In order to avoid the complexity problem induced by the thousands of characters sentences, and to be able to provide to the philologist the exact words where a difference occurs, we need either a lexicon, or a text where all the words appear separately. We will use the second solution and we call such a text a Padapatha according to a certain form of recitation used by the Sanskritist. Due to the sandhi, such a text is not readily comparable with the manuscript text. We must provide a pre-processing based on LEX to construct all the sandhi related to the padapatha in order to be able to provide a suitable comparison. For the comparison we use the Longest Common Subsequence (LCS) algorithm based on dynamic programming. The algorithm output will be used as input of the following project steps :
-
Electronic display of critical edition of Sanskrit text
-
Cluster (cf. section 6.2.2 ) and Phylogenetic trees
Electronic display of critical edition of Sanskrit Text.Traditionally critical editions are represented as particularly boring (for unfamiliar) books, where the text itself is very small, and where the notes are numerous and enormous. It's a philologist dream to see only the points they care about. An electronic form of critical edition could be a proper answer.

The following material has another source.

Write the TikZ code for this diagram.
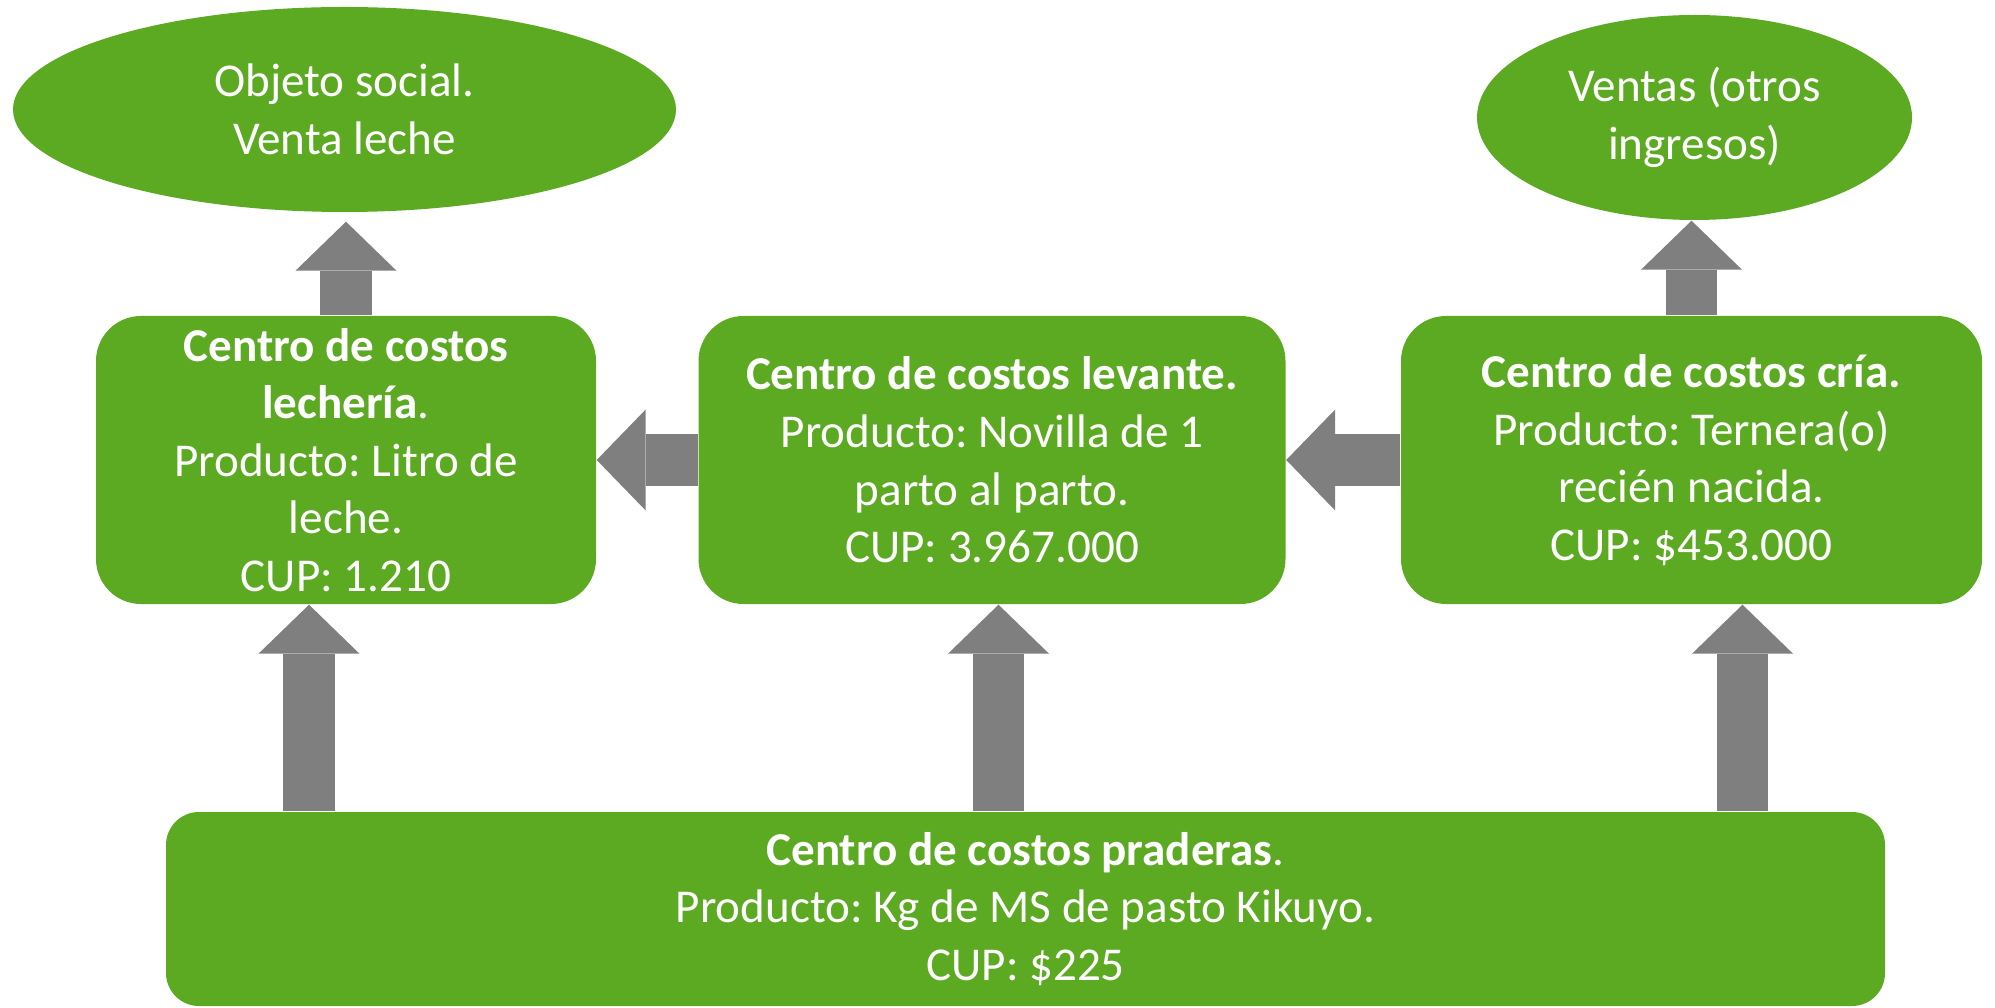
\documentclass[tikz,border=0pt]{standalone}
\usepackage{fontspec}
\setmainfont{Carlito}
\usepackage{tikz}
\usetikzlibrary{shapes.geometric,arrows.meta}

\definecolor{boxgreen}{RGB}{92,169,34}
\definecolor{arrowgray}{RGB}{127,127,127}
\frenchspacing

\begin{document}
\begin{tikzpicture}
[every node/.style = {text = white, align = center,
   font = \fontsize{13.4pt}{16.4pt}\selectfont},
  centro/.style = {fill = boxgreen, rounded corners = 4.5mm,
   minimum height = 2.88cm},
  salida/.style = {ellipse, fill = boxgreen, inner sep = 0pt},
  bigarrow/.style = {draw = arrowgray, line width = 5.15mm,
   -{Triangle[length=4.9mm 0 0, width=10.1mm 0 0, line width=0pt 0 0, fill=arrowgray]}}]
  \useasboundingbox (0,0) rectangle (19.95,10.07);

  % salidas
  \node[salida, minimum width = 6.63cm, minimum height = 2.05cm] (objeto)
    at (3.445,8.975) {Objeto social.\\Venta leche};
  \node[salida, minimum width = 4.35cm, minimum height = 2.05cm] (ventas)
    at (16.945,8.895) {Ventas (otros\\ingresos)};

  % centros de costos
  \node[centro, minimum width = 5.0cm] (lecheria) at (3.46,5.47)
    {\textbf{Centro de costos}\\\textbf{lechería}.\\Producto: Litro de\\leche.\\CUP: 1.210};
  \node[centro, minimum width = 5.87cm] (levante) at (9.92,5.47)
    {\textbf{Centro de costos levante.}\\Producto: Novilla de 1\\parto al parto.\\CUP: 3.967.000};
  \node[centro, minimum width = 5.81cm] (cria) at (16.915,5.47)
    {\textbf{Centro de costos cría.}\\Producto: Ternera(o)\\recién nacida.\\CUP: \$453.000};
  \node[centro, rounded corners = 3.3mm, minimum width = 17.19cm,
    minimum height = 1.94cm] (praderas) at (10.255,0.98)
    {\textbf{Centro de costos praderas}.\\Producto: Kg de MS de pasto Kikuyo.\\CUP: \$225};

  \coordinate (p1) at (3.09,0);
  \coordinate (p2) at (9.985,0);
  \coordinate (p3) at (17.425,0);

  % flechas
  \draw[bigarrow, shorten > = 0.9mm] (lecheria.north) -- (lecheria.north |- objeto.south);
  \draw[bigarrow] (cria.north) -- (cria.north |- ventas.south);
  \draw[bigarrow] (levante.west) -- (lecheria.east);
  \draw[bigarrow] (cria.west) -- (levante.east);
  \draw[bigarrow] (praderas.north -| p1) -- (lecheria.south -| p1);
  \draw[bigarrow] (praderas.north -| p2) -- (levante.south -| p2);
  \draw[bigarrow] (praderas.north -| p3) -- (cria.south -| p3);
\end{tikzpicture}
\end{document}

But there are a lot of problems related to the Sanskrit we have to care about. Thanks to Unicode it is now possible to get some standard about the display of sandhi characters. But because of the ligature formation, two Sanskrit characters separated by a blank do not look similar as if they were put one after the other.
Marina Dufresne during her internship (cf. section 9.2.3 ) developed a software tool what allows an interactive display of critical edition of Sankrit text starting from an XML text. This tool is not perfect but it has been greatly appreciated by the Sanskrit community. This work has bee done in collaboration with François Patte.